Documenta: Die Kunst kann kommen

Knapp 100 Tage vor der Documenta versucht deren Leiterin Carolyn Christov-Bakargiev die Spannung zu steigern.

Kassel. Alle fünf Jahre wird monatelang gerätselt: Wer ist dabei? Die Geheimniskrämerei gehört zur Documenta wie Beuys’ 7000 Eichen. Noch knapp 100 Tage sind es bis zum Start der Weltkunstschau am 9. Juni, doch konkrete Projekte werden erst wenige Tage vor der Eröffnung bekanntgegeben. Und auch wenn man heute noch nicht weiß, was einen dort erwartet, so weiß man doch, dass sich rund eine dreiviertel Millionen Menschen auf den Weg in die nordhessische Provinz machen werden.

750 000 Besucher jedenfalls waren es vor fünf Jahren, als Roger Buergel die Documenta 12 leitete. Wie bei dem Kenianer Okwui Enwezor davor war seine Ausstellung stark politisch geprägt. Ein großer Teil der Künstler kam aus Afrika, Asien, Osteuropa, Lateinamerika und war vorher den wenigsten ein Begriff. Das war Konzept, ging es doch um den Versuch, über den Tellerrand Europas hinauszuschauen.

Im Gedächtnis geblieben sind Ai Weiweis 1001 Chinesen und sein vom Sturm „verschönerter“ Türen-Tempel sowie das löcherige Flüchtlingsboot von Hazoumé. Größter Flop war der Versuch, den „Molekularkoch“ Ferran Adriá zum Kunstwerk zu erklären und sein Lokal bei Barcelona zum Documenta-Außenstandort.

Für die 13. Documenta ist die Amerikanerin Carolyn Christov-Bakargiev als Kuratorin bestellt. Ihr Vater war ein Arzt aus Bulgarien, ihre Mutter eine Archäologin aus Italien. Sie selbst hat in Pisa studiert, ihr letzter Wirkungsort war Sydney — ein weiter Blick dürfte also zu erwarten sein.
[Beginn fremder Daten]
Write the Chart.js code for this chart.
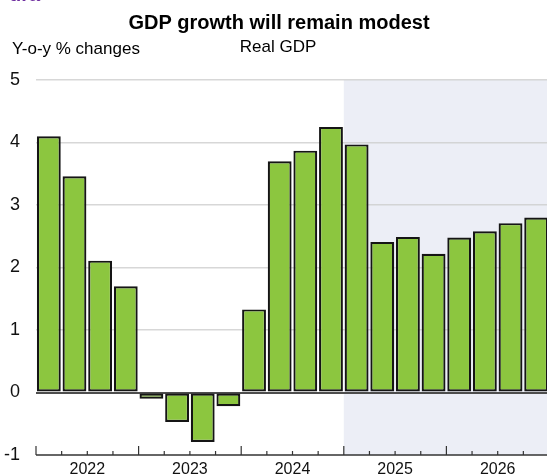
<!DOCTYPE html>
<html>
<head>
<meta charset="utf-8">
<script src="https://cdn.jsdelivr.net/npm/chart.js@4"></script>
<style>
  html, body { margin: 0; padding: 0; background: #fff; overflow: hidden; }
  #wrap { position: relative; width: 550px; height: 474px; }
</style>
</head>
<body>
<div id="wrap"><canvas id="c"></canvas></div>
<script>
const quarters = ["2022Q1","2022Q2","2022Q3","2022Q4","2023Q1","2023Q2","2023Q3","2023Q4",
                  "2024Q1","2024Q2","2024Q3","2024Q4","2025Q1","2025Q2","2025Q3","2025Q4",
                  "2026Q1","2026Q2","2026Q3","2026Q4"];
const realGdp = [4.10, 3.46, 2.11, 1.70, -0.10, -0.47, -0.79, -0.22,
                 1.33, 3.70, 3.87, 4.25, 3.97, 2.41, 2.49, 2.22,
                 2.48, 2.58, 2.71, 2.80];
const years = ["2022","2023","2024","2025","2026"];
const yTicks = [-1, 0, 1, 2, 3, 4, 5];
const projectionStart = "2025Q1";
const titleText = "GDP growth will remain modest";
const subtitleText = "Real GDP";
const unitText = "Y-o-y % changes";

const FONT = "'Liberation Sans', Arial, sans-serif";

const decor = {
  id: 'decor',
  beforeDraw(chart) {
    const ctx = chart.ctx, a = chart.chartArea, x = chart.scales.x;
    const idx = quarters.indexOf(projectionStart);
    const half = (x.getPixelForValue(1) - x.getPixelForValue(0)) / 2;
    const xs = x.getPixelForValue(idx) - half;
    ctx.save();
    ctx.fillStyle = '#ECEEF6';
    ctx.fillRect(xs, a.top, a.right - xs + 5, a.bottom - a.top);
    ctx.restore();
  },
  afterDraw(chart) {
    const ctx = chart.ctx, a = chart.chartArea, x = chart.scales.x;
    const half = (x.getPixelForValue(1) - x.getPixelForValue(0)) / 2;
    ctx.save();
    ctx.strokeStyle = '#333';
    ctx.lineWidth = 1.5;
    ctx.beginPath();
    ctx.moveTo(a.left, a.bottom);
    ctx.lineTo(a.right + 5, a.bottom);
    ctx.stroke();
    ctx.lineWidth = 1.2;
    for (let i = 0; i <= quarters.length; i++) {
      const px = x.getPixelForValue(i) - half;
      const len = (i % 4 === 0) ? 9 : 4;
      ctx.beginPath();
      ctx.moveTo(px, a.bottom);
      ctx.lineTo(px, a.bottom - len);
      ctx.stroke();
    }
    ctx.fillStyle = '#111';
    ctx.font = '16px ' + FONT;
    ctx.textAlign = 'center';
    ctx.textBaseline = 'alphabetic';
    years.forEach((yr, j) => {
      const px = x.getPixelForValue(j * 4) - half + 4 * half;
      ctx.fillText(yr, px, 474);
    });
    ctx.fillStyle = '#000';
    ctx.font = 'bold 20px ' + FONT;
    ctx.fillText(titleText, 279, 29);
    ctx.font = '17px ' + FONT;
    ctx.fillText(subtitleText, 278, 52);
    ctx.textAlign = 'left';
    ctx.fillText(unitText, 12, 54);
    ctx.fillStyle = '#7030A0';
    ctx.font = 'bold 20px ' + FONT;
    ctx.fillText('ura', 9, 1);
    ctx.restore();
  }
};

new Chart(document.getElementById('c'), {
  type: 'bar',
  data: {
    labels: quarters,
    datasets: [{
      data: realGdp,
      backgroundColor: '#8CC63F',
      borderColor: '#151515',
      borderWidth: 2.2,
      borderSkipped: false,
      barPercentage: 0.93,
      categoryPercentage: 1.0
    }]
  },
  options: {
    responsive: true,
    maintainAspectRatio: false,
    animation: false,
    events: [],
    layout: { padding: { top: 80, bottom: 19, left: 0, right: 1 } },
    plugins: { legend: { display: false }, tooltip: { enabled: false } },
    scales: {
      x: {
        display: false,
        offset: true,
        afterFit(s) { s.paddingLeft = 0; s.paddingRight = 0; }
      },
      y: {
        min: -1, max: 5,
        z: 1,
        afterBuildTicks(s) { s.ticks = yTicks.map(v => ({ value: v })); },
        afterFit(s) { s.width = 36; s.paddingTop = 0; s.paddingBottom = 0; },
        border: { display: false },
        grid: {
          drawTicks: false,
          color: (c) => c.tick.value === 0 ? '#4d4d4d' : (c.tick.value === -1 ? 'rgba(0,0,0,0)' : 'rgba(205,205,205,0.8)'),
          lineWidth: (c) => c.tick.value === 0 ? 2 : 1.5
        },
        ticks: {
          padding: 16,
          color: '#111',
          font: { family: FONT, size: 18 },
          callback: (v) => String(v)
        }
      }
    }
  },
  plugins: [decor]
});
</script>
</body>
</html>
Von ihrer Mutter habe sie gelernt, „dass man in der Vergangenheit graben muss, um die Zukunft zu verstehen“, sagt die 54-Jährige. So richtig greifbar wird sie aber nicht, auch wenn man ihr gegenüber sitzt. Einerseits sagt sie: „Kunst ist ein Ort, um Fragen zu stellen, nicht um Antworten zu geben“. Andererseits: „Eine gute Ausstellung sollte einen Standpunkt haben.“

Vielleicht sind Nebelkerzen gar nicht unklug. Spätestens seit der Documenta X unter Catherine David ist der „Diskurs“ ein bestimmendes Element jeder Documenta. Lange bevor etwas zu sehen ist, wird darüber gesprochen. Das ist riskant: Im besten Fall schmücken die Kunstwerke die Wand des vorher gezimmerten Theoriegebäudes, im schlechtesten Fall erfüllt die Kunst die Erwartungen nicht.

Christov-Bakargiev gibt Bröckchen preis: „Es sind mehr Frauen dabei, wobei das keine Absicht war.“ Unter den 150 Teilnehmern werden auch nicht nur Künstler, sondern auch Wissenschaftler und Schriftsteller sein. Auf ein Thema möchte sie sich nicht festlegen, außerdem kündigt sie „weniger Spektakel“ an.

Sie interessieren weniger die Konzepte als die Prozesse, „also wie Kunst entsteht. Was passiert, wenn Sie voller Hoffnung sind wie in Kairo 2011? Welche Kunst gibt es in einer Gesellschaft, in der jeder permanent auf der Bühne steht, weil er alles bei Facebook hochlädt? Anhand solcher Haltungen habe ich versucht, die Ausstellung zu strukturieren.“

Kassel lockt die Massen, doch Experten glauben, dass die Documenta an Bedeutung verloren hat. „Für Künstler wie für Sammler hat sie nicht mehr das Alleinstellungsmerkmal der 50er und 60er Jahre“, sagt der Vorsitzende des Bundesverbands deutscher Galerien und Kunsthändler, Klaus Gerrit Friese. Dennoch hält er die Schau für einen „Blockbuster im Ausstellungsbetrieb“.